§ **Your instructions**:
Exactly as written, quote every line that follows, skipping the images.

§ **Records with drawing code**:
══════

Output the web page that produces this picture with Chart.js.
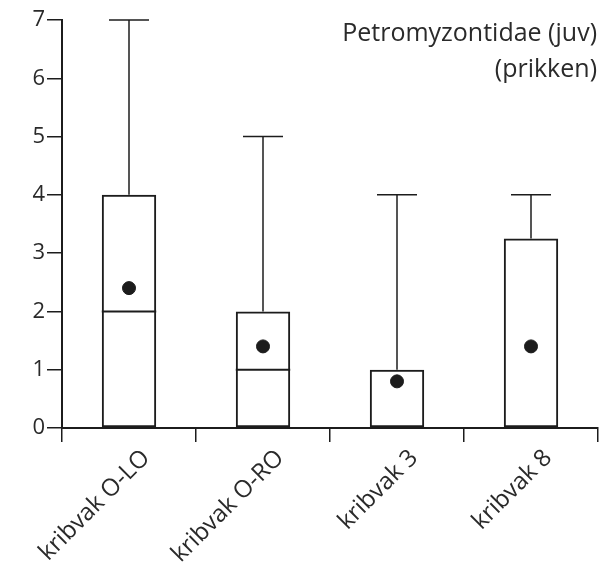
<!DOCTYPE html>
<html>
<head>
<meta charset="utf-8">
<script src="https://cdn.jsdelivr.net/npm/chart.js@4.4.1/dist/chart.umd.min.js"></script>
<style>
html,body{margin:0;padding:0;background:#fff;}
#wrap{width:606px;height:577px;position:relative;}
</style>
</head>
<body>
<div id="wrap"><canvas id="c" width="606" height="577"></canvas></div>
<script>
const categories = ["kribvak O-LO", "kribvak O-RO", "kribvak 3", "kribvak 8"];
const q1Values = [0, 0, 0, 0];
const medianValues = [2, 1, 0, 0];
const q3Values = [4, 2, 1, 3.25];
const maxValues = [7, 5, 4, 4];
const minValues = [0, 0, 0, 0];
const meanValues = [2.4, 1.4, 0.8, 1.4];
const yTicks = [0, 1, 2, 3, 4, 5, 6, 7];
const titleLines = ["Petromyzontidae (juv)", "(prikken)"];

const INK = '#1c1c1c';
const FONT = "'Open Sans', sans-serif";

const boxPlugin = {
  id: 'boxExtras',
  afterDatasetsDraw(chart) {
    const ctx = chart.ctx, x = chart.scales.x, y = chart.scales.y;
    const meta = chart.getDatasetMeta(0);
    ctx.save();
    ctx.strokeStyle = INK;
    categories.forEach((c, i) => {
      const cx = x.getPixelForValue(i);
      const bar = meta.data[i];
      const half = bar.width / 2;
      ctx.lineWidth = 1.5;
      ctx.beginPath();
      ctx.moveTo(cx, y.getPixelForValue(q3Values[i]));
      ctx.lineTo(cx, y.getPixelForValue(maxValues[i]));
      ctx.stroke();
      ctx.beginPath();
      ctx.moveTo(cx - 20, y.getPixelForValue(maxValues[i]));
      ctx.lineTo(cx + 20, y.getPixelForValue(maxValues[i]));
      ctx.stroke();
      ctx.lineWidth = 2;
      ctx.beginPath();
      ctx.moveTo(cx - half, y.getPixelForValue(medianValues[i]));
      ctx.lineTo(cx + half, y.getPixelForValue(medianValues[i]));
      ctx.stroke();
    });
    ctx.fillStyle = '#2a2a2a';
    ctx.font = "25px " + FONT;
    ctx.textAlign = 'right';
    ctx.textBaseline = 'alphabetic';
    ctx.fillText(titleLines[0], 597, 41);
    ctx.fillText(titleLines[1], 597, 77);
    ctx.restore();
  }
};

new Chart(document.getElementById('c'), {
  type: 'bar',
  data: {
    labels: categories,
    datasets: [
      {
        type: 'bar',
        data: q1Values.map((v, i) => [v, q3Values[i]]),
        backgroundColor: 'rgba(255,255,255,0)',
        borderColor: INK,
        borderWidth: 2,
        borderSkipped: false,
        categoryPercentage: 1,
        barPercentage: 0.406,
        order: 2
      },
      {
        type: 'line',
        data: meanValues,
        showLine: false,
        pointRadius: 6.5,
        pointBackgroundColor: INK,
        pointBorderColor: INK,
        order: 1
      }
    ]
  },
  plugins: [boxPlugin],
  options: {
    responsive: false,
    animation: false,
    layout: { padding: { top: 20, right: 8, left: 0, bottom: 0 } },
    plugins: { legend: { display: false }, tooltip: { enabled: false } },
    scales: {
      x: {
        offset: true,
        grid: { offset: true, drawOnChartArea: false, drawTicks: true, tickLength: 14, color: INK, lineWidth: 1.5 },
        border: { color: INK, width: 2 },
        ticks: { color: '#2a2a2a', font: { family: FONT, size: 24 }, maxRotation: 45, minRotation: 45, labelOffset: 17, padding: 2 },
        afterFit(s) { s.height = 149; }
      },
      y: {
        min: 0, max: 7,
        afterBuildTicks(s) { s.ticks = yTicks.map(v => ({ value: v })); },
        grid: { drawOnChartArea: false, drawTicks: true, tickLength: 15, color: INK, lineWidth: 1.5 },
        border: { color: INK, width: 2 },
        ticks: { color: '#2a2a2a', font: { family: FONT, size: 22 }, padding: 2 },
        afterFit(s) { s.width = 62; }
      }
    }
  }
});
</script>
</body>
</html>
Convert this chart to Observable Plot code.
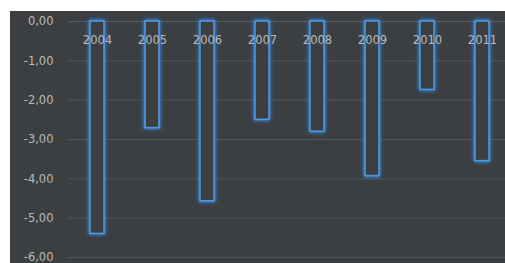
<!DOCTYPE html>
<html>
<head>
<meta charset="utf-8">
<script src="https://cdn.jsdelivr.net/npm/d3@7"></script>
<script src="https://cdn.jsdelivr.net/npm/@observablehq/plot@0.6"></script>
<style>
  html, body { margin: 0; padding: 0; background: #ffffff; }
  #chart { position: absolute; left: 10px; top: 11px; }
  #chart svg { display: block; background: #3c3f42; }
  .bars rect { filter: drop-shadow(0 0 1.5px #3d8ce0) drop-shadow(0 0 2px #2f6fb5); }
</style>
</head>
<body>
<div id="chart"></div>
<script>
const years = ["2004", "2005", "2006", "2007", "2008", "2009", "2010", "2011"];
const values = [-5.40, -2.71, -4.57, -2.50, -2.80, -3.93, -1.74, -3.55];
const yTicks = [0, -1, -2, -3, -4, -5, -6];

const data = years.map((year, i) => ({year, value: values[i]}));
const fmt = v => d3.format(".2f")(v).replace("−", "-").replace(".", ",");

const chart = Plot.plot({
  width: 495,
  height: 252,
  marginTop: 10,
  marginBottom: 6,
  marginLeft: 58,
  marginRight: 0,
  style: {background: "#3c3f42", fontFamily: "DejaVu Sans, sans-serif", overflow: "visible"},
  x: {domain: years, range: [58, 501], paddingInner: 0.74, paddingOuter: 0.37, axis: null},
  y: {domain: [-6, 0], axis: null},
  marks: [
    Plot.ruleY(yTicks.filter(d => d !== 0), {stroke: "#525558", strokeWidth: 1}),
    Plot.ruleY([0], {stroke: "#5a5d60", strokeWidth: 1}),
    Plot.axisY({ticks: yTicks, label: null, tickSize: 0, tickPadding: 15, tickFormat: fmt, fontSize: 11.5, fill: "#b9b9b9", color: "#b9b9b9"}),
    Plot.barY(data, {x: "year", y1: 0, y2: "value", fill: "#3c3f42", stroke: "#529ae0", strokeWidth: 1.5, className: "bars"}),
    Plot.text(years, {x: d => d, frameAnchor: "top", lineAnchor: "middle", dy: 19, fill: "#b9b9b9", fontSize: 11.5})
  ]
});
document.getElementById("chart").appendChild(chart);
</script>
</body>
</html>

══════

§ **Response to this exercise**:
Output the web page that produces this picture with Chart.js.
<!DOCTYPE html>
<html>
<head>
<meta charset="utf-8">
<script src="https://cdn.jsdelivr.net/npm/chart.js@4.4.1/dist/chart.umd.min.js"></script>
<style>
html,body{margin:0;padding:0;background:#fff;}
#wrap{width:606px;height:577px;position:relative;}
</style>
</head>
<body>
<div id="wrap"><canvas id="c" width="606" height="577"></canvas></div>
<script>
const categories = ["kribvak O-LO", "kribvak O-RO", "kribvak 3", "kribvak 8"];
const q1Values = [0, 0, 0, 0];
const medianValues = [2, 1, 0, 0];
const q3Values = [4, 2, 1, 3.25];
const maxValues = [7, 5, 4, 4];
const minValues = [0, 0, 0, 0];
const meanValues = [2.4, 1.4, 0.8, 1.4];
const yTicks = [0, 1, 2, 3, 4, 5, 6, 7];
const titleLines = ["Petromyzontidae (juv)", "(prikken)"];

const INK = '#1c1c1c';
const FONT = "'Open Sans', sans-serif";

const boxPlugin = {
  id: 'boxExtras',
  afterDatasetsDraw(chart) {
    const ctx = chart.ctx, x = chart.scales.x, y = chart.scales.y;
    const meta = chart.getDatasetMeta(0);
    ctx.save();
    ctx.strokeStyle = INK;
    categories.forEach((c, i) => {
      const cx = x.getPixelForValue(i);
      const bar = meta.data[i];
      const half = bar.width / 2;
      ctx.lineWidth = 1.5;
      ctx.beginPath();
      ctx.moveTo(cx, y.getPixelForValue(q3Values[i]));
      ctx.lineTo(cx, y.getPixelForValue(maxValues[i]));
      ctx.stroke();
      ctx.beginPath();
      ctx.moveTo(cx - 20, y.getPixelForValue(maxValues[i]));
      ctx.lineTo(cx + 20, y.getPixelForValue(maxValues[i]));
      ctx.stroke();
      ctx.lineWidth = 2;
      ctx.beginPath();
      ctx.moveTo(cx - half, y.getPixelForValue(medianValues[i]));
      ctx.lineTo(cx + half, y.getPixelForValue(medianValues[i]));
      ctx.stroke();
    });
    ctx.fillStyle = '#2a2a2a';
    ctx.font = "25px " + FONT;
    ctx.textAlign = 'right';
    ctx.textBaseline = 'alphabetic';
    ctx.fillText(titleLines[0], 597, 41);
    ctx.fillText(titleLines[1], 597, 77);
    ctx.restore();
  }
};

new Chart(document.getElementById('c'), {
  type: 'bar',
  data: {
    labels: categories,
    datasets: [
      {
        type: 'bar',
        data: q1Values.map((v, i) => [v, q3Values[i]]),
        backgroundColor: 'rgba(255,255,255,0)',
        borderColor: INK,
        borderWidth: 2,
        borderSkipped: false,
        categoryPercentage: 1,
        barPercentage: 0.406,
        order: 2
      },
      {
        type: 'line',
        data: meanValues,
        showLine: false,
        pointRadius: 6.5,
        pointBackgroundColor: INK,
        pointBorderColor: INK,
        order: 1
      }
    ]
  },
  plugins: [boxPlugin],
  options: {
    responsive: false,
    animation: false,
    layout: { padding: { top: 20, right: 8, left: 0, bottom: 0 } },
    plugins: { legend: { display: false }, tooltip: { enabled: false } },
    scales: {
      x: {
        offset: true,
        grid: { offset: true, drawOnChartArea: false, drawTicks: true, tickLength: 14, color: INK, lineWidth: 1.5 },
        border: { color: INK, width: 2 },
        ticks: { color: '#2a2a2a', font: { family: FONT, size: 24 }, maxRotation: 45, minRotation: 45, labelOffset: 17, padding: 2 },
        afterFit(s) { s.height = 149; }
      },
      y: {
        min: 0, max: 7,
        afterBuildTicks(s) { s.ticks = yTicks.map(v => ({ value: v })); },
        grid: { drawOnChartArea: false, drawTicks: true, tickLength: 15, color: INK, lineWidth: 1.5 },
        border: { color: INK, width: 2 },
        ticks: { color: '#2a2a2a', font: { family: FONT, size: 22 }, padding: 2 },
        afterFit(s) { s.width = 62; }
      }
    }
  }
});
</script>
</body>
</html>
Convert this chart to Observable Plot code.
<!DOCTYPE html>
<html>
<head>
<meta charset="utf-8">
<script src="https://cdn.jsdelivr.net/npm/d3@7"></script>
<script src="https://cdn.jsdelivr.net/npm/@observablehq/plot@0.6"></script>
<style>
  html, body { margin: 0; padding: 0; background: #ffffff; }
  #chart { position: absolute; left: 10px; top: 11px; }
  #chart svg { display: block; background: #3c3f42; }
  .bars rect { filter: drop-shadow(0 0 1.5px #3d8ce0) drop-shadow(0 0 2px #2f6fb5); }
</style>
</head>
<body>
<div id="chart"></div>
<script>
const years = ["2004", "2005", "2006", "2007", "2008", "2009", "2010", "2011"];
const values = [-5.40, -2.71, -4.57, -2.50, -2.80, -3.93, -1.74, -3.55];
const yTicks = [0, -1, -2, -3, -4, -5, -6];

const data = years.map((year, i) => ({year, value: values[i]}));
const fmt = v => d3.format(".2f")(v).replace("−", "-").replace(".", ",");

const chart = Plot.plot({
  width: 495,
  height: 252,
  marginTop: 10,
  marginBottom: 6,
  marginLeft: 58,
  marginRight: 0,
  style: {background: "#3c3f42", fontFamily: "DejaVu Sans, sans-serif", overflow: "visible"},
  x: {domain: years, range: [58, 501], paddingInner: 0.74, paddingOuter: 0.37, axis: null},
  y: {domain: [-6, 0], axis: null},
  marks: [
    Plot.ruleY(yTicks.filter(d => d !== 0), {stroke: "#525558", strokeWidth: 1}),
    Plot.ruleY([0], {stroke: "#5a5d60", strokeWidth: 1}),
    Plot.axisY({ticks: yTicks, label: null, tickSize: 0, tickPadding: 15, tickFormat: fmt, fontSize: 11.5, fill: "#b9b9b9", color: "#b9b9b9"}),
    Plot.barY(data, {x: "year", y1: 0, y2: "value", fill: "#3c3f42", stroke: "#529ae0", strokeWidth: 1.5, className: "bars"}),
    Plot.text(years, {x: d => d, frameAnchor: "top", lineAnchor: "middle", dy: 19, fill: "#b9b9b9", fontSize: 11.5})
  ]
});
document.getElementById("chart").appendChild(chart);
</script>
</body>
</html>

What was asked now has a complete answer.